↓↓↓

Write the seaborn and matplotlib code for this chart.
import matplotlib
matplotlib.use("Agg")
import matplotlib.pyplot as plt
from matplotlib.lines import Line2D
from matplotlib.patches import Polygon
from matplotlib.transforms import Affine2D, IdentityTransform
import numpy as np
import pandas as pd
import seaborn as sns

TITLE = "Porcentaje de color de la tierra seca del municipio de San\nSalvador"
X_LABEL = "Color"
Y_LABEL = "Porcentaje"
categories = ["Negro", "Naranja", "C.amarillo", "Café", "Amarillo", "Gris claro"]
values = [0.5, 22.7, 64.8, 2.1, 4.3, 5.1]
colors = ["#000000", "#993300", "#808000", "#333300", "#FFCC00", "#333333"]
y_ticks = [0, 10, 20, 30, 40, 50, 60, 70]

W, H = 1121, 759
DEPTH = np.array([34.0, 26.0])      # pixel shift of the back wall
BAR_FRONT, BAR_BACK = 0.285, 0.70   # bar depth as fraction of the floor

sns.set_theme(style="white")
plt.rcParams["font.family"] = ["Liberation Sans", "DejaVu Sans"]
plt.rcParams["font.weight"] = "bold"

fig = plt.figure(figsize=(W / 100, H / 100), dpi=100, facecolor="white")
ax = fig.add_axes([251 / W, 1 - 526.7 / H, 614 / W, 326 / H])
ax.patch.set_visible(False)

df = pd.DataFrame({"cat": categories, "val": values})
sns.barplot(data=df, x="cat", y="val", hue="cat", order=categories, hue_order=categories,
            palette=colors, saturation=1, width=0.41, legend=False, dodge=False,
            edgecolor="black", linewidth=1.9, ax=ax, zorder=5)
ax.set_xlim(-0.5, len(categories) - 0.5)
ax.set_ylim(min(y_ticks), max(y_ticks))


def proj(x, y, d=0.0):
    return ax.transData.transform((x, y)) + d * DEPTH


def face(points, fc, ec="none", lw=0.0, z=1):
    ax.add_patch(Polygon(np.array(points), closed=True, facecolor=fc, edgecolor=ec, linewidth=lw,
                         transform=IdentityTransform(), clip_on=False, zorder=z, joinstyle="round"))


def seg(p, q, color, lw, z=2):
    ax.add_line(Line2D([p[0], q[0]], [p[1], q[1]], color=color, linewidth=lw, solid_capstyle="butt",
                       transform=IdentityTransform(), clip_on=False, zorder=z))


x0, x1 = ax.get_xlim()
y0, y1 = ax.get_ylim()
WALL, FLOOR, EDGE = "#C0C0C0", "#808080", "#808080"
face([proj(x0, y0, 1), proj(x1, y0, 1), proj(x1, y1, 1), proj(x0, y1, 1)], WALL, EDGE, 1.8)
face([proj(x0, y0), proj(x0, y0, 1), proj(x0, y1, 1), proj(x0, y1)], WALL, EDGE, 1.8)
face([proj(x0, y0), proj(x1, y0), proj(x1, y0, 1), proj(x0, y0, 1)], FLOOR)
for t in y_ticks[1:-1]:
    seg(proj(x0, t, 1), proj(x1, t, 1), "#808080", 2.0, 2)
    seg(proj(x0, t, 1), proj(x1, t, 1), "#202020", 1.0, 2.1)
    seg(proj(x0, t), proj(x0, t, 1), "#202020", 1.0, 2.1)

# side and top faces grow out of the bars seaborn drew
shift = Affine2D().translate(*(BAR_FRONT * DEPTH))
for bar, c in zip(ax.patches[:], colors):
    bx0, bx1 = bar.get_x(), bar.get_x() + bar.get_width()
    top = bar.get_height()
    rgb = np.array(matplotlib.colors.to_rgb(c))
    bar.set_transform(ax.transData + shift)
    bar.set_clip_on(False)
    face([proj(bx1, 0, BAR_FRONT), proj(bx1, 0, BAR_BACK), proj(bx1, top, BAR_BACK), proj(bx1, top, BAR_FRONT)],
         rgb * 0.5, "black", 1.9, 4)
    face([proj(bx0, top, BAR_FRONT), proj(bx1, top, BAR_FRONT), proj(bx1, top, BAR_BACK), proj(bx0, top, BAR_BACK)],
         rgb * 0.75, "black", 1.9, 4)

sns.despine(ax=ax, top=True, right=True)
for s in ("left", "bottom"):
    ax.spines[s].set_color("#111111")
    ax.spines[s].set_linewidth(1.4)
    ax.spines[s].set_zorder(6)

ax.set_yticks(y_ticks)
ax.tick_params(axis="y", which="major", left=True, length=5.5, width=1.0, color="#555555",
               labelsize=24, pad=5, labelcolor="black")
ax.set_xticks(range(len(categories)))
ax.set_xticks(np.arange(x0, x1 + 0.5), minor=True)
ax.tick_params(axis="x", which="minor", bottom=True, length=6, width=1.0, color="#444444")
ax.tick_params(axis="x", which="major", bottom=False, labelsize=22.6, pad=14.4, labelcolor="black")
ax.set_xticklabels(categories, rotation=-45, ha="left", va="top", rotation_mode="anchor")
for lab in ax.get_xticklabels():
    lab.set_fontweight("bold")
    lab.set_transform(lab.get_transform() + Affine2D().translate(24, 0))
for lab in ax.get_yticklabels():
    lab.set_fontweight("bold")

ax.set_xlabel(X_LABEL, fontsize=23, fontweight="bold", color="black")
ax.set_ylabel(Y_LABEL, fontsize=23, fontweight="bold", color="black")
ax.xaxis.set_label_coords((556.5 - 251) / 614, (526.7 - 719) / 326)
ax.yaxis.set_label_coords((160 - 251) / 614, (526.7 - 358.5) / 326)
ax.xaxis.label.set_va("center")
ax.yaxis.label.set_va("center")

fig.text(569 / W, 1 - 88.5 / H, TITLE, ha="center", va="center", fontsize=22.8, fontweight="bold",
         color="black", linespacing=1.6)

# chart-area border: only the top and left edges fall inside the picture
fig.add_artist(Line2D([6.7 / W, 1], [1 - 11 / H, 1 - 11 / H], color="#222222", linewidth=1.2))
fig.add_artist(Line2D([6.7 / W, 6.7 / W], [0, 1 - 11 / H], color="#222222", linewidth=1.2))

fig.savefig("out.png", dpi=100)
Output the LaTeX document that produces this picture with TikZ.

↑↑↑

▶ **WRITTEN INSTRUCTION**
Each line of the listing above should be output exactly.

▶ **PROBLEM SOLUTION**
Write the seaborn and matplotlib code for this chart.
import matplotlib
matplotlib.use("Agg")
import matplotlib.pyplot as plt
from matplotlib.lines import Line2D
from matplotlib.patches import Polygon
from matplotlib.transforms import Affine2D, IdentityTransform
import numpy as np
import pandas as pd
import seaborn as sns

TITLE = "Porcentaje de color de la tierra seca del municipio de San\nSalvador"
X_LABEL = "Color"
Y_LABEL = "Porcentaje"
categories = ["Negro", "Naranja", "C.amarillo", "Café", "Amarillo", "Gris claro"]
values = [0.5, 22.7, 64.8, 2.1, 4.3, 5.1]
colors = ["#000000", "#993300", "#808000", "#333300", "#FFCC00", "#333333"]
y_ticks = [0, 10, 20, 30, 40, 50, 60, 70]

W, H = 1121, 759
DEPTH = np.array([34.0, 26.0])      # pixel shift of the back wall
BAR_FRONT, BAR_BACK = 0.285, 0.70   # bar depth as fraction of the floor

sns.set_theme(style="white")
plt.rcParams["font.family"] = ["Liberation Sans", "DejaVu Sans"]
plt.rcParams["font.weight"] = "bold"

fig = plt.figure(figsize=(W / 100, H / 100), dpi=100, facecolor="white")
ax = fig.add_axes([251 / W, 1 - 526.7 / H, 614 / W, 326 / H])
ax.patch.set_visible(False)

df = pd.DataFrame({"cat": categories, "val": values})
sns.barplot(data=df, x="cat", y="val", hue="cat", order=categories, hue_order=categories,
            palette=colors, saturation=1, width=0.41, legend=False, dodge=False,
            edgecolor="black", linewidth=1.9, ax=ax, zorder=5)
ax.set_xlim(-0.5, len(categories) - 0.5)
ax.set_ylim(min(y_ticks), max(y_ticks))


def proj(x, y, d=0.0):
    return ax.transData.transform((x, y)) + d * DEPTH


def face(points, fc, ec="none", lw=0.0, z=1):
    ax.add_patch(Polygon(np.array(points), closed=True, facecolor=fc, edgecolor=ec, linewidth=lw,
                         transform=IdentityTransform(), clip_on=False, zorder=z, joinstyle="round"))


def seg(p, q, color, lw, z=2):
    ax.add_line(Line2D([p[0], q[0]], [p[1], q[1]], color=color, linewidth=lw, solid_capstyle="butt",
                       transform=IdentityTransform(), clip_on=False, zorder=z))


x0, x1 = ax.get_xlim()
y0, y1 = ax.get_ylim()
WALL, FLOOR, EDGE = "#C0C0C0", "#808080", "#808080"
face([proj(x0, y0, 1), proj(x1, y0, 1), proj(x1, y1, 1), proj(x0, y1, 1)], WALL, EDGE, 1.8)
face([proj(x0, y0), proj(x0, y0, 1), proj(x0, y1, 1), proj(x0, y1)], WALL, EDGE, 1.8)
face([proj(x0, y0), proj(x1, y0), proj(x1, y0, 1), proj(x0, y0, 1)], FLOOR)
for t in y_ticks[1:-1]:
    seg(proj(x0, t, 1), proj(x1, t, 1), "#808080", 2.0, 2)
    seg(proj(x0, t, 1), proj(x1, t, 1), "#202020", 1.0, 2.1)
    seg(proj(x0, t), proj(x0, t, 1), "#202020", 1.0, 2.1)

# side and top faces grow out of the bars seaborn drew
shift = Affine2D().translate(*(BAR_FRONT * DEPTH))
for bar, c in zip(ax.patches[:], colors):
    bx0, bx1 = bar.get_x(), bar.get_x() + bar.get_width()
    top = bar.get_height()
    rgb = np.array(matplotlib.colors.to_rgb(c))
    bar.set_transform(ax.transData + shift)
    bar.set_clip_on(False)
    face([proj(bx1, 0, BAR_FRONT), proj(bx1, 0, BAR_BACK), proj(bx1, top, BAR_BACK), proj(bx1, top, BAR_FRONT)],
         rgb * 0.5, "black", 1.9, 4)
    face([proj(bx0, top, BAR_FRONT), proj(bx1, top, BAR_FRONT), proj(bx1, top, BAR_BACK), proj(bx0, top, BAR_BACK)],
         rgb * 0.75, "black", 1.9, 4)

sns.despine(ax=ax, top=True, right=True)
for s in ("left", "bottom"):
    ax.spines[s].set_color("#111111")
    ax.spines[s].set_linewidth(1.4)
    ax.spines[s].set_zorder(6)

ax.set_yticks(y_ticks)
ax.tick_params(axis="y", which="major", left=True, length=5.5, width=1.0, color="#555555",
               labelsize=24, pad=5, labelcolor="black")
ax.set_xticks(range(len(categories)))
ax.set_xticks(np.arange(x0, x1 + 0.5), minor=True)
ax.tick_params(axis="x", which="minor", bottom=True, length=6, width=1.0, color="#444444")
ax.tick_params(axis="x", which="major", bottom=False, labelsize=22.6, pad=14.4, labelcolor="black")
ax.set_xticklabels(categories, rotation=-45, ha="left", va="top", rotation_mode="anchor")
for lab in ax.get_xticklabels():
    lab.set_fontweight("bold")
    lab.set_transform(lab.get_transform() + Affine2D().translate(24, 0))
for lab in ax.get_yticklabels():
    lab.set_fontweight("bold")

ax.set_xlabel(X_LABEL, fontsize=23, fontweight="bold", color="black")
ax.set_ylabel(Y_LABEL, fontsize=23, fontweight="bold", color="black")
ax.xaxis.set_label_coords((556.5 - 251) / 614, (526.7 - 719) / 326)
ax.yaxis.set_label_coords((160 - 251) / 614, (526.7 - 358.5) / 326)
ax.xaxis.label.set_va("center")
ax.yaxis.label.set_va("center")

fig.text(569 / W, 1 - 88.5 / H, TITLE, ha="center", va="center", fontsize=22.8, fontweight="bold",
         color="black", linespacing=1.6)

# chart-area border: only the top and left edges fall inside the picture
fig.add_artist(Line2D([6.7 / W, 1], [1 - 11 / H, 1 - 11 / H], color="#222222", linewidth=1.2))
fig.add_artist(Line2D([6.7 / W, 6.7 / W], [0, 1 - 11 / H], color="#222222", linewidth=1.2))

fig.savefig("out.png", dpi=100)
Output the LaTeX document that produces this picture with TikZ.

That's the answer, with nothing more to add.